» Job
Print exactly the lines running from the one that holds "Convert this chart to Bokeh code." through the one that holds "from bokeh.resources import INLINE", please, and leave the pictures out.

» Records for this exercise
******

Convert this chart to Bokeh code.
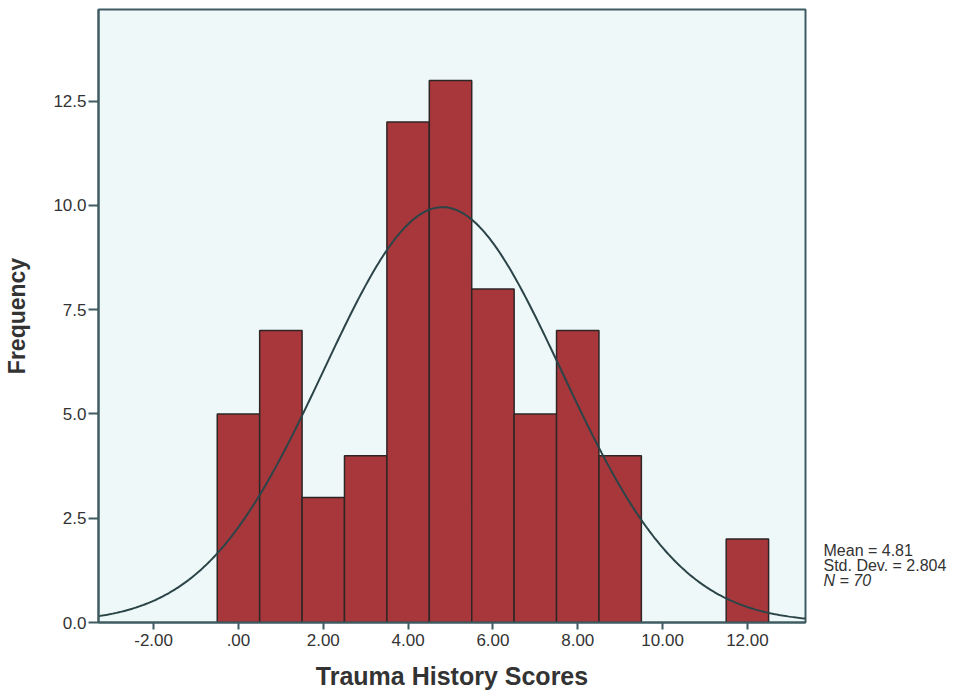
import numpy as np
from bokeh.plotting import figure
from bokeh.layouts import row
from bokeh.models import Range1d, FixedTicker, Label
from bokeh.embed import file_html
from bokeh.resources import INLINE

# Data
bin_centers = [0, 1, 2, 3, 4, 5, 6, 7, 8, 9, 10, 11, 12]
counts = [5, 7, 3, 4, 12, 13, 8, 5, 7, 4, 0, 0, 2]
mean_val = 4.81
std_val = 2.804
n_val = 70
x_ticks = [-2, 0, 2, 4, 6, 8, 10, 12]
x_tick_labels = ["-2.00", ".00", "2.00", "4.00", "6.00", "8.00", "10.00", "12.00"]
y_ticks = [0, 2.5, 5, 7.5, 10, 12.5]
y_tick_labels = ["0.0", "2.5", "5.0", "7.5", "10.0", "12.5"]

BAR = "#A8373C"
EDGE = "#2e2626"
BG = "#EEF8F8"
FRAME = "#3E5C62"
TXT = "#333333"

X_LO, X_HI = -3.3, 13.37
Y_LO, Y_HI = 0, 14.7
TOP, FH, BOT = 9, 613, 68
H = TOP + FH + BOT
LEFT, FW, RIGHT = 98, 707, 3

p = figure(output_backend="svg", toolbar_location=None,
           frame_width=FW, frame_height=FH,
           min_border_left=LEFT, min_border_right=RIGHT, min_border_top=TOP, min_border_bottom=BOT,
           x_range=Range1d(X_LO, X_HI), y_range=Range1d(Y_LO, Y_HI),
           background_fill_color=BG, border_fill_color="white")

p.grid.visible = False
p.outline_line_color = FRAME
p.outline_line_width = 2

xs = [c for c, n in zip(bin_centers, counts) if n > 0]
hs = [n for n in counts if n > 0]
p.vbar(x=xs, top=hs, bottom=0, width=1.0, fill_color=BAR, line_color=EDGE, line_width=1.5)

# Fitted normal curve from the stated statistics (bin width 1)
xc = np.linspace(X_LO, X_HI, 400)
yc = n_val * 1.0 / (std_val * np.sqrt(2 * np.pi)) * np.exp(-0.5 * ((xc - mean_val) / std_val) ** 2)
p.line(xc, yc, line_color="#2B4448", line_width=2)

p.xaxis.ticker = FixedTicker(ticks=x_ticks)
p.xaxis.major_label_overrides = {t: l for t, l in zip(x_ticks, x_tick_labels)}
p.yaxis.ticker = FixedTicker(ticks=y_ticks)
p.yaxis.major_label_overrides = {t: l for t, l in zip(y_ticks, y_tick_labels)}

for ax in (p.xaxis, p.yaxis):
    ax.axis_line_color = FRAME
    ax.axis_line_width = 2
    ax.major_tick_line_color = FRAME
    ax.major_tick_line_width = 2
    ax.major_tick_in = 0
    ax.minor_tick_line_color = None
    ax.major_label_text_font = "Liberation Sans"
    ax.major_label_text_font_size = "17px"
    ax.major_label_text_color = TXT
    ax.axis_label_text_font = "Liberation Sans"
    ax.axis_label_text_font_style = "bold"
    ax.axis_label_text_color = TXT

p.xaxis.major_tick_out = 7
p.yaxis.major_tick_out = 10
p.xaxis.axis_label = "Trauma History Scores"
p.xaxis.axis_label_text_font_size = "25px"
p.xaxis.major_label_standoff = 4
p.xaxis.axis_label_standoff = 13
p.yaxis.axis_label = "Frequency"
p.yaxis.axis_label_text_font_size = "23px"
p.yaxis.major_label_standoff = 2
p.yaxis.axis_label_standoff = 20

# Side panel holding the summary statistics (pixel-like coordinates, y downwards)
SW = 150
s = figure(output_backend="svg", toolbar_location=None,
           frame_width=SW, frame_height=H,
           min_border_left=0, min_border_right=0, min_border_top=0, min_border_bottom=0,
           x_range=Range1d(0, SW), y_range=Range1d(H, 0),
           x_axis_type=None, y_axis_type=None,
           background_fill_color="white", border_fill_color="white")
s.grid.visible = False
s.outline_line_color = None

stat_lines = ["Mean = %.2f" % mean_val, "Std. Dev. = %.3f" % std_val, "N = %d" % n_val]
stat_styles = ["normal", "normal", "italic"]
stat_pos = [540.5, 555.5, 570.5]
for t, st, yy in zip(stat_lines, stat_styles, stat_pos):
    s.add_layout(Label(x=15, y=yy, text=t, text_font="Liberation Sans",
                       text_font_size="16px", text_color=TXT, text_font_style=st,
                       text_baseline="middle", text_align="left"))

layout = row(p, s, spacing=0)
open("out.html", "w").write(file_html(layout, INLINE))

******

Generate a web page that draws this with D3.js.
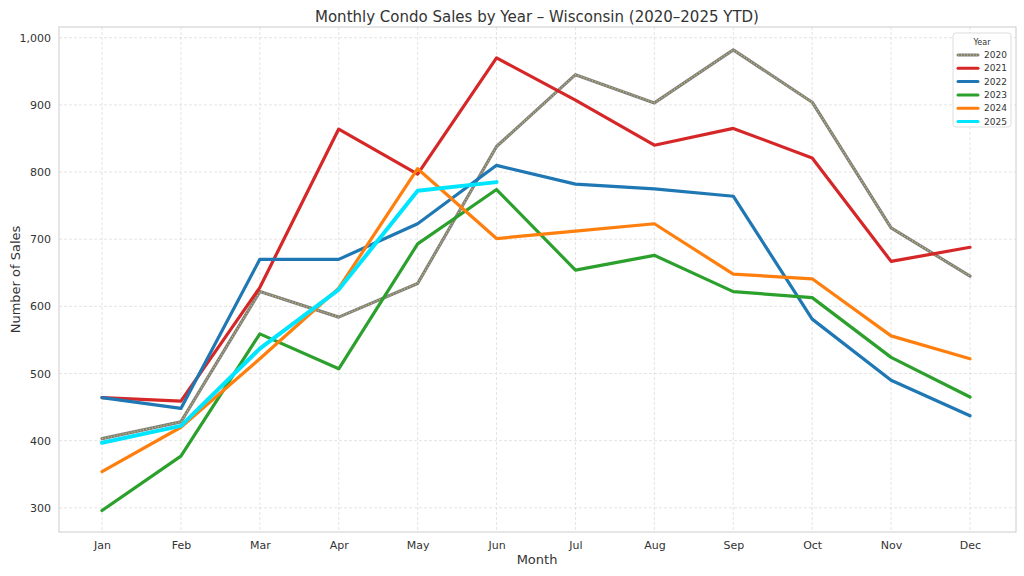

******

» Output for this task
Convert this chart to Bokeh code.
import numpy as np
from bokeh.plotting import figure
from bokeh.layouts import row
from bokeh.models import Range1d, FixedTicker, Label
from bokeh.embed import file_html
from bokeh.resources import INLINE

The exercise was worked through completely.